__Data supplied__:

· · ·

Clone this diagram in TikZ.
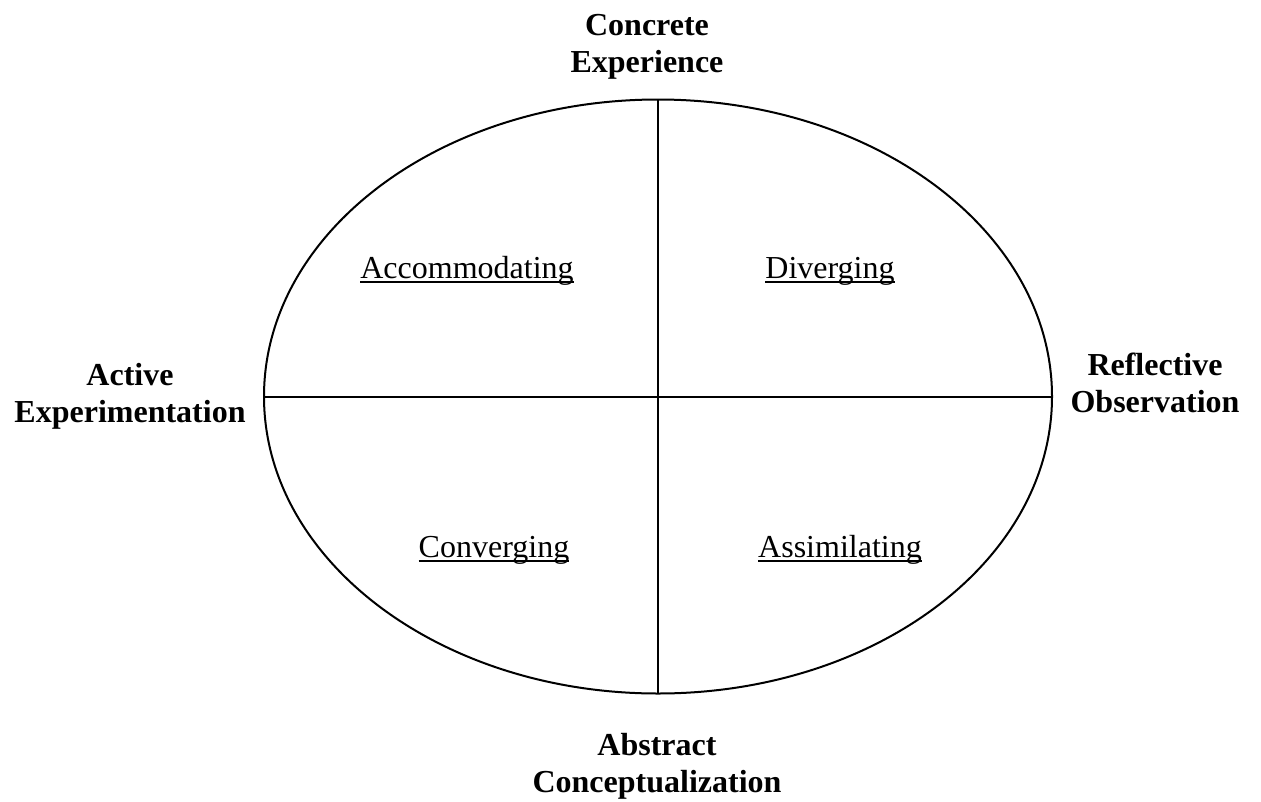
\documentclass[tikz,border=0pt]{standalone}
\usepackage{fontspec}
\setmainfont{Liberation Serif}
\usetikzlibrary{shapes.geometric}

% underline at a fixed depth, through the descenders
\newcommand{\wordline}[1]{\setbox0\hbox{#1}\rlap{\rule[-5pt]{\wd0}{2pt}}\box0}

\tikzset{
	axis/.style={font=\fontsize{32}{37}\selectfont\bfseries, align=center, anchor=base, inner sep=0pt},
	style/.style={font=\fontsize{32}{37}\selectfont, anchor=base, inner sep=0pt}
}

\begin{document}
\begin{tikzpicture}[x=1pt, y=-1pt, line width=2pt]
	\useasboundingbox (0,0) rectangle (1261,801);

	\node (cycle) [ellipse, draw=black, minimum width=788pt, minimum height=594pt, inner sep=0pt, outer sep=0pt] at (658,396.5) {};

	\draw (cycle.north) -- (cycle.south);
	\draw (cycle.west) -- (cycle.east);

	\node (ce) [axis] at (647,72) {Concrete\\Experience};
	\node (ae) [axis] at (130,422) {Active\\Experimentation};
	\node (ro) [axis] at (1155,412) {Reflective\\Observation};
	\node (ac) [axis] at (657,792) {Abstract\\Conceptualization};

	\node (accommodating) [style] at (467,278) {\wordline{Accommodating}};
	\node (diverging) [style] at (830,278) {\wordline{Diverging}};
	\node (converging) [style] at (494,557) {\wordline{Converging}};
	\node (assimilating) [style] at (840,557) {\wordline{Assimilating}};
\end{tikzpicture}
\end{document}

· · ·

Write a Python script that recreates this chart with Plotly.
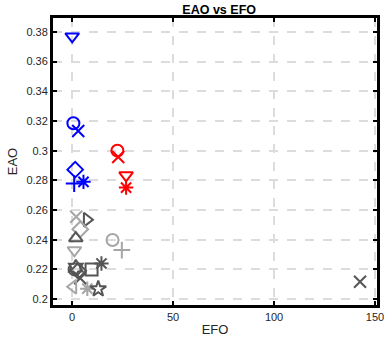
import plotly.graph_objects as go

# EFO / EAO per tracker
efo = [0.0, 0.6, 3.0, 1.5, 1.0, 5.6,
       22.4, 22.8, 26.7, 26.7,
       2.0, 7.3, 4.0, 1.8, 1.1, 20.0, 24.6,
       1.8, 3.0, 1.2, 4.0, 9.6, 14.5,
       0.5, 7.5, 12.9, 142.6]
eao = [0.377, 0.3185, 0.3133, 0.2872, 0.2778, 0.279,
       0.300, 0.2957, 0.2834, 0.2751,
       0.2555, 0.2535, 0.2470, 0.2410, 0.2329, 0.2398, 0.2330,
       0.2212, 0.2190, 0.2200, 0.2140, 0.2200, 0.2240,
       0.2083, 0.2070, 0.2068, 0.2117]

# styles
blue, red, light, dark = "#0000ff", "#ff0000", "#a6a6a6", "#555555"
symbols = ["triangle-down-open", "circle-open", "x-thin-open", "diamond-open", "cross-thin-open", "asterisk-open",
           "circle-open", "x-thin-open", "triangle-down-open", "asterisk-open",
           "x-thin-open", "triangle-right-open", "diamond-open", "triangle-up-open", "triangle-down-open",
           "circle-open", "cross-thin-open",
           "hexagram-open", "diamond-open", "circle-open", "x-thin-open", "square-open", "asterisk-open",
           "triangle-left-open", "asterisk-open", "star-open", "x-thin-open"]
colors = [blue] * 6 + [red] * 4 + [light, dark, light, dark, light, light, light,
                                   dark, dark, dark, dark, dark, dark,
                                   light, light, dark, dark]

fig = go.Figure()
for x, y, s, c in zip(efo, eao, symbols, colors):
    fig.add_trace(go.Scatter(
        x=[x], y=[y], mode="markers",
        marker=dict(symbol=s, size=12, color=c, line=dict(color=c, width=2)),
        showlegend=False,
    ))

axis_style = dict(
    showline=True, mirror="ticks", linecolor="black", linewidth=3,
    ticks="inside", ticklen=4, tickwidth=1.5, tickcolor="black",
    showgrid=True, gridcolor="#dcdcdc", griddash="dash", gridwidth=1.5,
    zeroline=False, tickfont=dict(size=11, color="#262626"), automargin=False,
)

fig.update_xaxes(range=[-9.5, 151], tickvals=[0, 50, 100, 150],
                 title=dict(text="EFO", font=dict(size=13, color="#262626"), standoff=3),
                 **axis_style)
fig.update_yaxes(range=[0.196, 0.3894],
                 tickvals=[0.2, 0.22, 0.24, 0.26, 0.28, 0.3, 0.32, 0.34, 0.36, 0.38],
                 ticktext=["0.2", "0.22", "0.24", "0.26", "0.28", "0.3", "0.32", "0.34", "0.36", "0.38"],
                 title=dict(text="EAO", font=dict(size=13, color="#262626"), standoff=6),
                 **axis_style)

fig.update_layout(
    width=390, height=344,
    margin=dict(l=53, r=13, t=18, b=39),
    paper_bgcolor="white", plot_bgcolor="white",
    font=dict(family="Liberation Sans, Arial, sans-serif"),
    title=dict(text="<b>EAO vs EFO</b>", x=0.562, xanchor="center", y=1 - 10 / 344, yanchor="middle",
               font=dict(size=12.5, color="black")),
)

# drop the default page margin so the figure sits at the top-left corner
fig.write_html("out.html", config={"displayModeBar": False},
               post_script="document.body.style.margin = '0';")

· · ·

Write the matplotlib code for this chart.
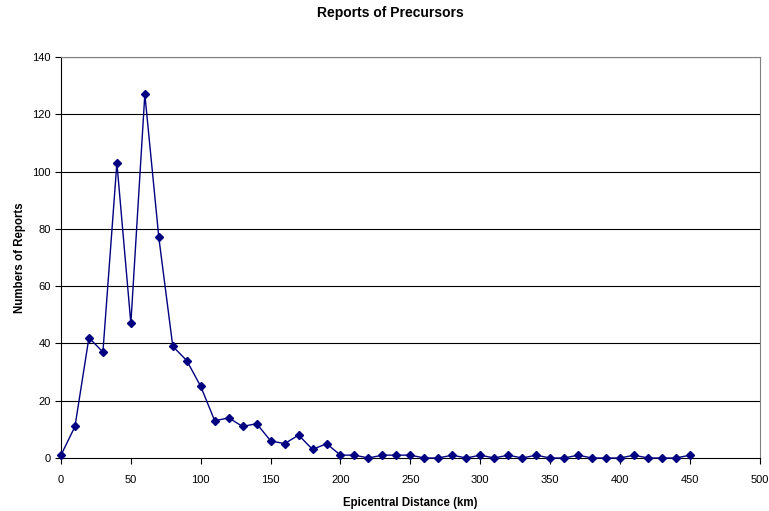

· · ·

Copy the lines above exactly, starting with the line that contains "Clone this diagram in TikZ." and ending with the line that contains "(0,0) rectangle (1261,801);", and leave out any pictures.

__Reply__:
Clone this diagram in TikZ.
\documentclass[tikz,border=0pt]{standalone}
\usepackage{fontspec}
\setmainfont{Liberation Serif}
\usetikzlibrary{shapes.geometric}

% underline at a fixed depth, through the descenders
\newcommand{\wordline}[1]{\setbox0\hbox{#1}\rlap{\rule[-5pt]{\wd0}{2pt}}\box0}

\tikzset{
	axis/.style={font=\fontsize{32}{37}\selectfont\bfseries, align=center, anchor=base, inner sep=0pt},
	style/.style={font=\fontsize{32}{37}\selectfont, anchor=base, inner sep=0pt}
}

\begin{document}
\begin{tikzpicture}[x=1pt, y=-1pt, line width=2pt]
	\useasboundingbox (0,0) rectangle (1261,801);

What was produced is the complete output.